Isolated environment.
External verification.
Execution limit.
Human review at the right points.

What must a serious loop control?

A serious loop does not only control the prompt. It controls time, space, and evidence.

Controlled time keeps the agent from running forever. Isolated space keeps a small task from touching sensitive areas. Reviewable evidence keeps "looks done" from becoming the success criterion.

Dimension	What to control	Why it matters
Time	Iterations, tokens, timeout, stop condition	Prevents spend without progress
Space	Branch, worktree, sandbox, files, network, credentials	Reduces blast radius
Evidence	Tests, logs, commits, diffs, structured output	Makes the result auditable
Human role	Approval, review, escalation, merge decision	Keeps judgment where it matters

That is the essence of loop engineering: the agent can execute, but the system must govern the cycle.

In coding, this usually becomes a simple pattern:

Create an isolated environment.
Give a small goal.
Run one iteration.
Capture logs and changes.
Verify with tests, lint, typecheck, or review.
Turn progress into a reviewable diff or commit.
Repeat, stop, or call a person.

The important detail is to separate production from acceptance. The agent can produce code. The loop should not accept that code only because the agent said it was done.

A good loop also needs to distinguish two modes:

Mode	When to use it	Human role
Hands-off	Small, verifiable work where mistakes are cheap	Review the result afterward
Companion	Uncertain, exploratory, or sensitive work	Watch, steer, and tighten criteria

A long-running loop does not mean an absent human. It means the human sits at the right level: defining goals, gates, limits, and review, not typing every next prompt.

How should you start?

Start with a loop that fails cheaply.

A good first loop for this blog would be:

GOAL
Validate a bilingual blog post before publishing.
 
CHECKS
- frontmatter is valid
- pt-BR and en share translationKey
- descriptions are 150 to 160 characters
- no em dash or en dash in prose
- cover image is 1200x630 and under 600 KB
- bun velite passes
- bun lint has no new errors
 
STOP
Success, missing source content, or 5 failed attempts.

This loop is small, useful, and connected to real work. It also has objective verifiers.

After that, it is worth creating loops for pull request review, link audits, issue triage, and technical journal generation.

What is the right question for a new agent tool?

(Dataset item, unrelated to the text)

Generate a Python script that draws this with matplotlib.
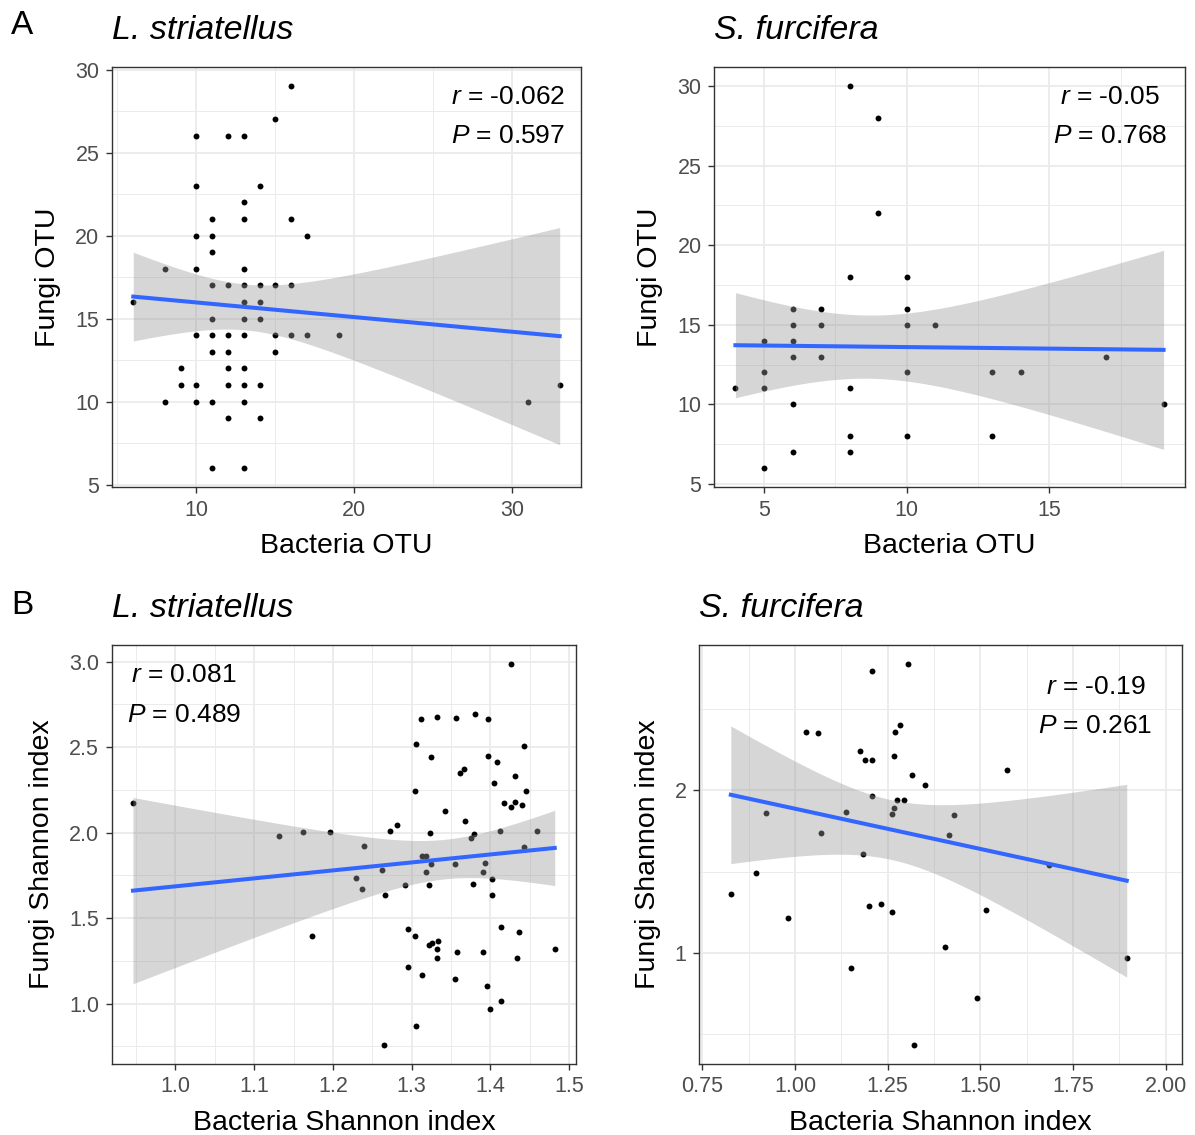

When a new agent tool appears, ask:

Which part of the loop does it improve?

Possible answers:

Trigger.
Context.
Tools.
State.
Verification.
Cost.
Observability.
Human handoff.

If the tool does not improve any of these parts, it may only be packaging.

That is why people like Addy Osmani are useful to follow. He helps turn announcements into technical patterns. You do not need to believe the marketing. You need to understand the system part.

TL;DR

Loop Engineering is the next step after prompt engineering. Prompt engineering teaches you how to ask. Loop Engineering teaches you how to build a system that keeps working, verifies its own output, remembers what happened, and stops safely.

Use it for repeated, verifiable work where mistakes are cheap. Use it in product, coding, content, operations, and personal routines. Do not use it where there is no gate, where errors are expensive, or where a simple checklist already works.

The future of agent work is not writing bigger prompts. It is designing smaller, safer, verifiable loops.